After Cool Hand Luke, Kennedy's fee shot up from $20,000 to $200,000 per film. He began a run of lawmen characters in films such as Hurry Sundown (1967) and The Boston Strangler (1968). He also appeared in a variety of westerns, including Fools' Parade (1971) with Stewart and Cahill US Marshal (1973) with Wayne, and had supporting parts in two Clint Eastwood dramas, as a foul-tempered crook in Thunderbolt and Lightfoot (1974) and as a mountain climber in the spy thriller The Eiger Sanction (1975). He coasted through a series of action and disaster films such as Earthquake (1974) and the four Airport films based on Arthur Hailey's bestselling novel.

Over the course of the Airport films, Kennedy's character, Joe Patroni, goes from salty maintenance chief to cocksure Concorde pilot. The series' earnestness of the bordered on self-parody by the last instalment, in which pilot Patroni opens the window of the supersonic Concorde and shoots a flare to divert an onrushing ballistic missile.

Airport helped inspire the Zucker Brothers' antic Airplane! satire, in which they hoped to cast Kennedy as the bumbling plane dispatcher. The role went to Lloyd Bridges because Kennedy, said Jerry Zucker, “couldn't kill off his Airport cash-cow.” Jerry and his brother David eventually hired Kennedy to play his authoritative presence for laughs in The Naked Gun (1988) as Captain Ed Hocken, the dim-witted boss of Leslie Nielsen's pratfall-prone detective. Kennedy also appeared in two sequels.

He was born in New York in 1925. He was an infant when his father, a bandleader, died. He was raised by his mother, a dancer, and spent much of his childhood acting in children's radio productions. He served in the Army Air Forces in Europe during the Second World War, then was assigned to the Armed Forces Radio and Television Service. Because of Army policy against officers going on air, Captain Kennedy used a pseudonym to broadcast from Seoul.
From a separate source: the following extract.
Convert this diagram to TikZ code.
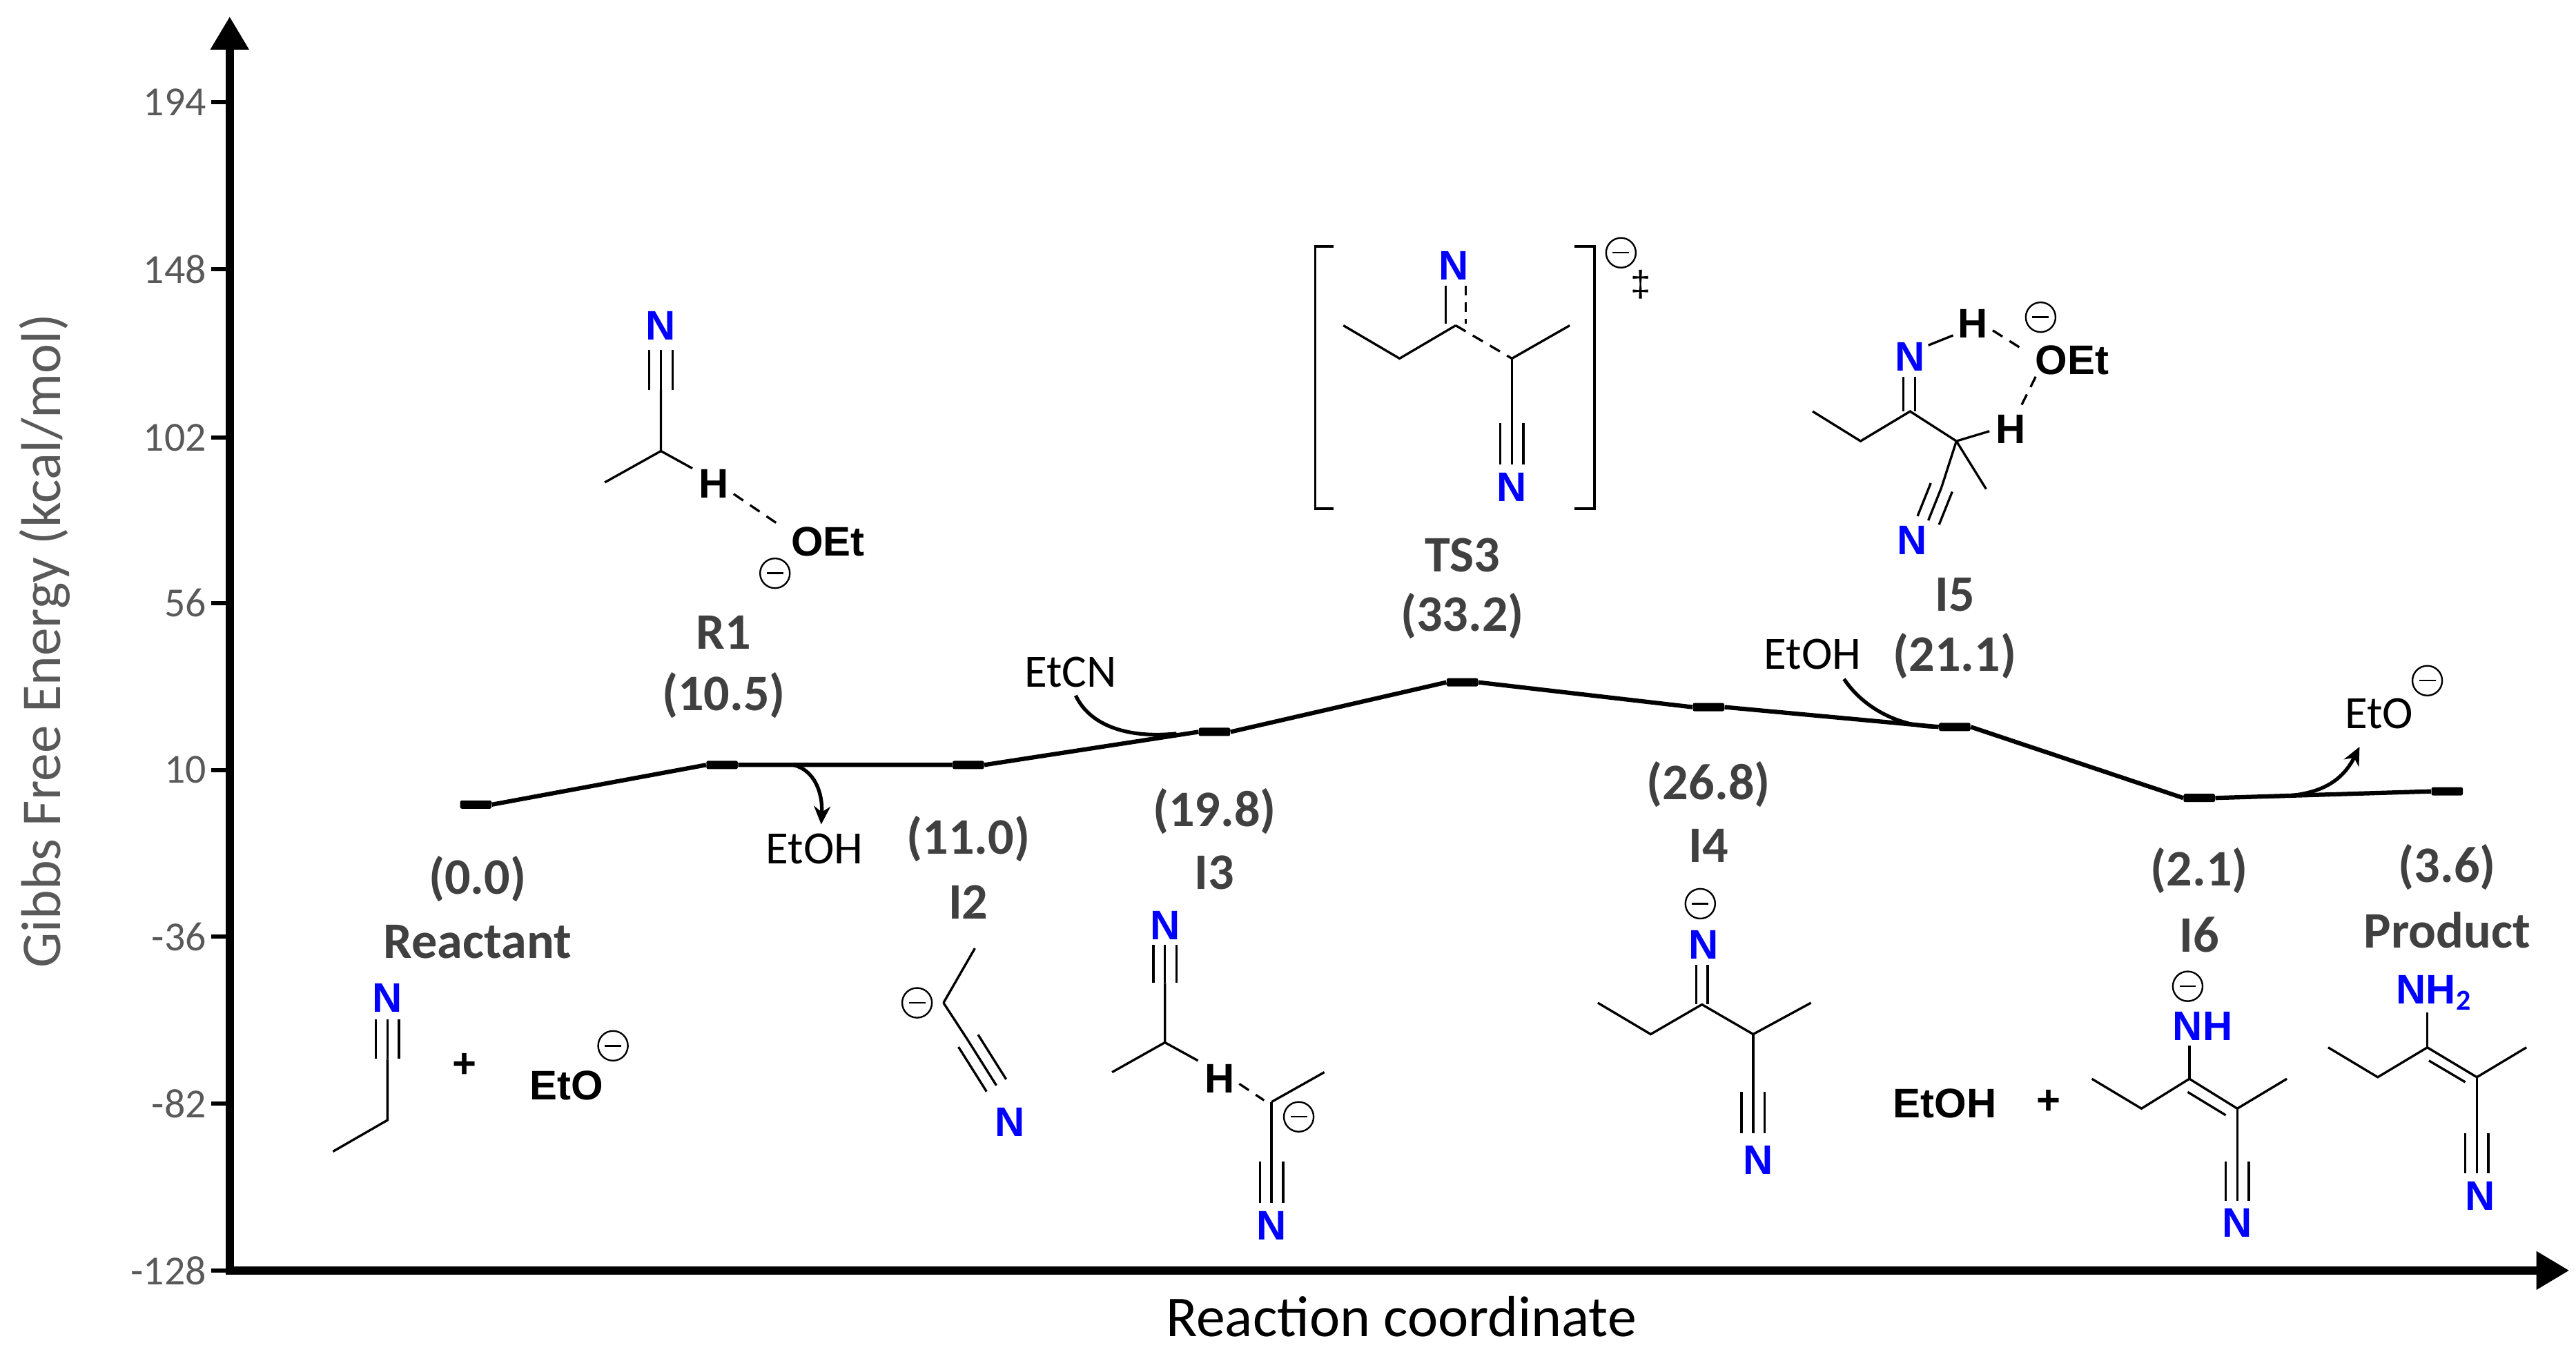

“If your inclinations were far more towards show business and less towards the Army – as mine always were – you found a way to get on the air,” he recalled. “I learned how to use my voice and so many other things there, and I'll forever be grateful for that.”

A back injury led to his discharge, and he became a technical advisor and actor on The Phil Silvers Show, a comedy set on an Army base. He later starred in two short-lived series, Sarge (1971-72) as a policeman-turned-priest, and The Blue Knight (1975-76), based on Joseph Wambaugh's novel about a policeman on the beat. From 1988-91, he was in Dallas“ as a rival to Larry Hagman's JR Ewing.

His other films included Death on the Nile (1978) as a lawyer and The Delta Force (1986) as a priest. He played a version of himself, the star of a ludicrous science-fiction film, in Albert Brooks' 1981 comedy Modern Romance.

In addition to his own children, he helped raise a granddaughter whose mother had drug problems. His memoir, Trust Me, was published in 2011. That year, he told an interviewer that a lonely childhood had led him to a career in entertainment. “Acting is beautiful,” he said. “If I'm prejudiced toward doing it, it is because of the joy that I derive from it. Add that to the fact that I didn't have any other choices. I either talked to myself, or I didn't talk to anybody.”

George Harris Kennedy, actor: born New York 18 February 1925; twice married (two children); died Middleton, Idaho 28 February 2016.